There were other initial conversations and possible matches, but those are the ones that got far along enough to develop some sort of connection and feel some sort of emotion. You know that we were going to name the baby from Tennessee Jordan, and we ended up with two other baby names (one boy, one girl) for two of the other near-matches, which I'm not ready to share publicly but which we will always hold in our hearts as part of our remembrance of these babies who could've been in our family and are now out there in the world apart from us.

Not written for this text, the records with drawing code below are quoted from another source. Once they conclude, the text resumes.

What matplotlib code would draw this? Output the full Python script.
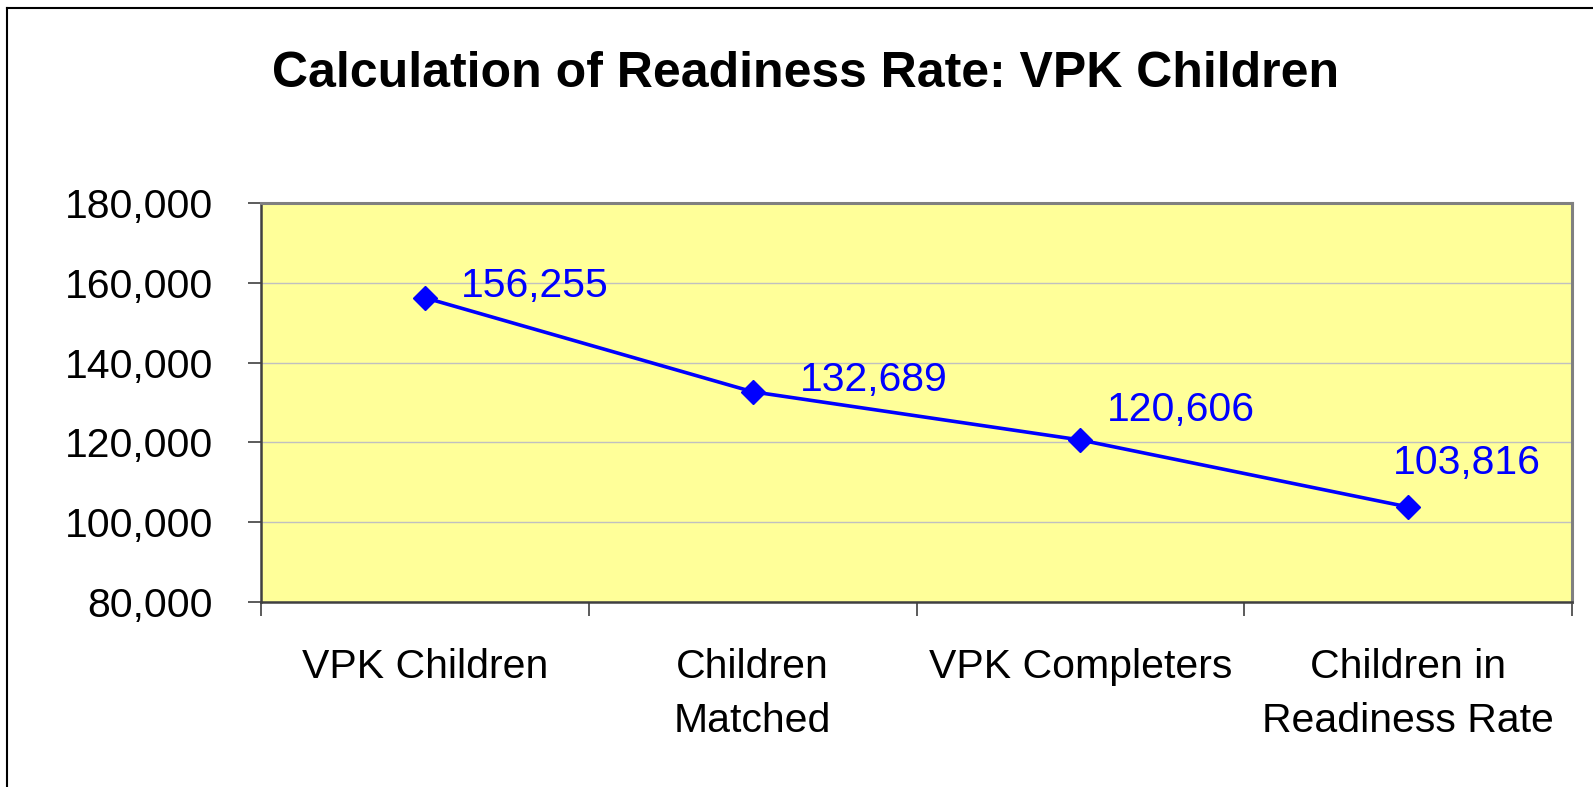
import matplotlib
matplotlib.use("Agg")
import matplotlib.pyplot as plt
from matplotlib.lines import Line2D
from matplotlib.ticker import FuncFormatter, FixedLocator

# chart data
categories = ["VPK Children", "Children\nMatched", "VPK Completers", "Children in\nReadiness Rate"]
counts = [156255, 132689, 120606, 103816]
y_ticks = [80000, 100000, 120000, 140000, 160000, 180000]

# hand-placed label offsets (points), like the original chart
label_offsets = [(26, 8.5), (34, 8.5), (19, 21.5), (-11, 31.5)]

plt.rcParams["font.family"] = ["Liberation Sans", "DejaVu Sans"]

W, H = 1593, 787
fig = plt.figure(figsize=(W / 100, H / 100), dpi=100)
ax = fig.add_axes([261 / W, 1 - 602 / H, (1572 - 261) / W, (602 - 203) / H])

ax.set_facecolor("#FFFF99")
x = list(range(len(categories)))
ax.plot(x, counts, color="#0000FF", linewidth=2.6, marker="D", markersize=12, zorder=3)

for xi, v, off in zip(x, counts, label_offsets):
    ax.annotate(f"{v:,}", (xi, v), xytext=off, textcoords="offset points",
                ha="left", va="center", fontsize=29.5, color="#0000FF")

ax.set_xlim(-0.5, len(categories) - 0.5)
ax.set_ylim(y_ticks[0], y_ticks[-1])
ax.set_yticks(y_ticks)
ax.yaxis.set_major_formatter(FuncFormatter(lambda v, p: f"{int(v):,}"))
ax.grid(axis="y", color="#C0C0C0", linewidth=1)
ax.set_axisbelow(True)

# category labels in the middle, tick marks between categories
ax.set_xticks(x)
ax.set_xticklabels(categories, fontsize=29.5, linespacing=1.55)
ax.xaxis.set_minor_locator(FixedLocator([i - 0.5 for i in range(len(categories) + 1)]))
ax.tick_params(axis="x", which="major", length=0, pad=33)
ax.tick_params(axis="x", which="minor", length=10, width=1.2, color="#404040")
ax.tick_params(axis="y", labelsize=29.5, length=9.5, width=1.2, color="#404040", pad=25)

for side in ["top", "right"]:
    ax.spines[side].set_color("#808080")
    ax.spines[side].set_linewidth(2.2)
for side in ["left", "bottom"]:
    ax.spines[side].set_color("#404040")
    ax.spines[side].set_linewidth(1.8)

fig.text(806 / W, 1 - 74 / H, "Calculation of Readiness Rate: VPK Children",
         ha="center", va="center", fontsize=36, fontweight="bold")

# chart area border (only left and top are visible in the crop)
bx, by = 7 / W, 1 - 8 / H
fig.add_artist(Line2D([bx, bx], [0, by], transform=fig.transFigure, color="black", linewidth=1.5))
fig.add_artist(Line2D([bx, 1], [by, by], transform=fig.transFigure, color="black", linewidth=1.5))

fig.savefig("out.png", dpi=100)
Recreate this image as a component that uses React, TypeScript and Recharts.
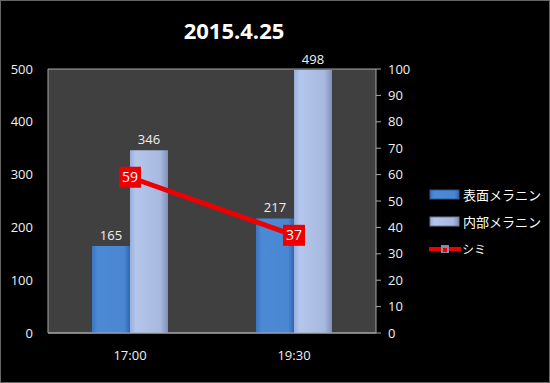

It is an empty feeling to make room in your lives to love a little one and then never get to meet them. Here and there, we will wonder about each of these babies, and sometimes their absence will hurt. But the emptiness and sadness is a good prod to enjoy every moment with the three babies we do have, who fill our lives with great joy and for whom we are increasingly grateful to know and love every day. We will carry the remembrance of all these nearly-matched babies in our hearts all our lives, each day with a little less sadness, and in the meantime we rejoice in every day we have with our three kids. How fortunate and rich we are, that God brought Jada, Aaron, Asher into our lives to let us love and care for and watch grow.